Abstract

One of the most crucial jobs to improve water resources management plans is the assessment of river water quality. A water quality index (WQI) takes multiple water quality factors into account simultaneously. Traditionally, derivations of sub-indices for WQI computations take a long time and are frequently rife with errors. The adoption of reliable and effective machine learning (ML) algorithms has become essential for predicting the WQI of such a matrix. This study predicts WQI, i.e., total dissolved solids (TDS) and electrical conductivity (EC), using ML techniques, including individual learners in conjunction with ensemble learners (bagging and boosting). Anaconda (Python) is utilized to accomplish this. Weak ensemble learners are incorporated to create a strong ensemble learner using an adaptive boosting technique, ensemble learner bagging, and random forest (RF) as a modified bagging method. The ensemble learners are employed on weak or individual learners, which include multi-layer perceptron neural networks (MLPNN), support vector machines (SVM), and decision trees (DT) using regression. The data comprises 372 data readings collected on a monthly basis and eight characteristics to forecast the results.
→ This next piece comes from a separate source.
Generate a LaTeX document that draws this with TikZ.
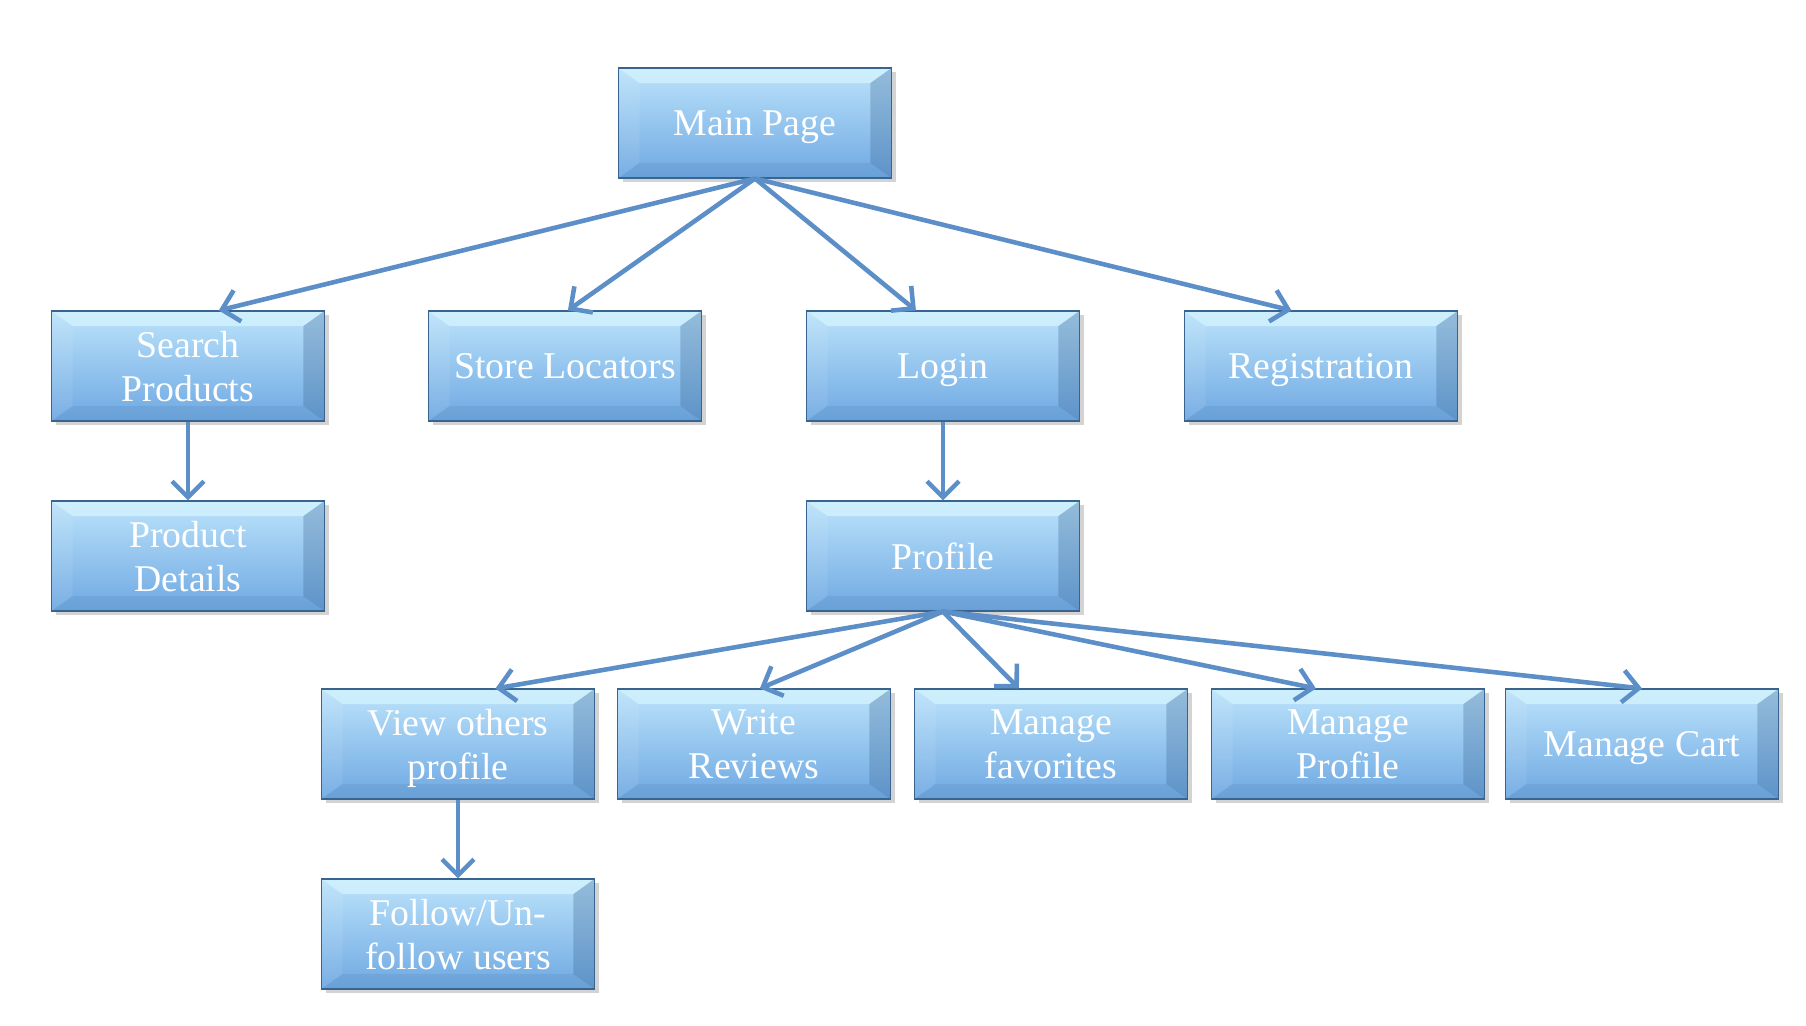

Twenty boosting and bagging sub-models were trained on the collected data readings, and they were then optimized to produce the highest R2. Additionally, K-Fold cross-validation with R2, RMSE, and MAE is used to validate the testing data. Furthermore, a statistical model performance index is used to compare ensemble models to individual ones (e.g., MAE, RMSE, NSE, MSE, and RMLSE). The outcome revealed that using the boosting and bagging learners improves the response of individual models. RF, with an R2 of 0.958 and 0.964 (TDS and EC), and DT, with bagging having an R2 of 0.954 and 0.961 (TDS and EC), reported the fewest errors and provided the most reliable and precise performance of the models. In general, the ML ensemble model would improve the performance of models.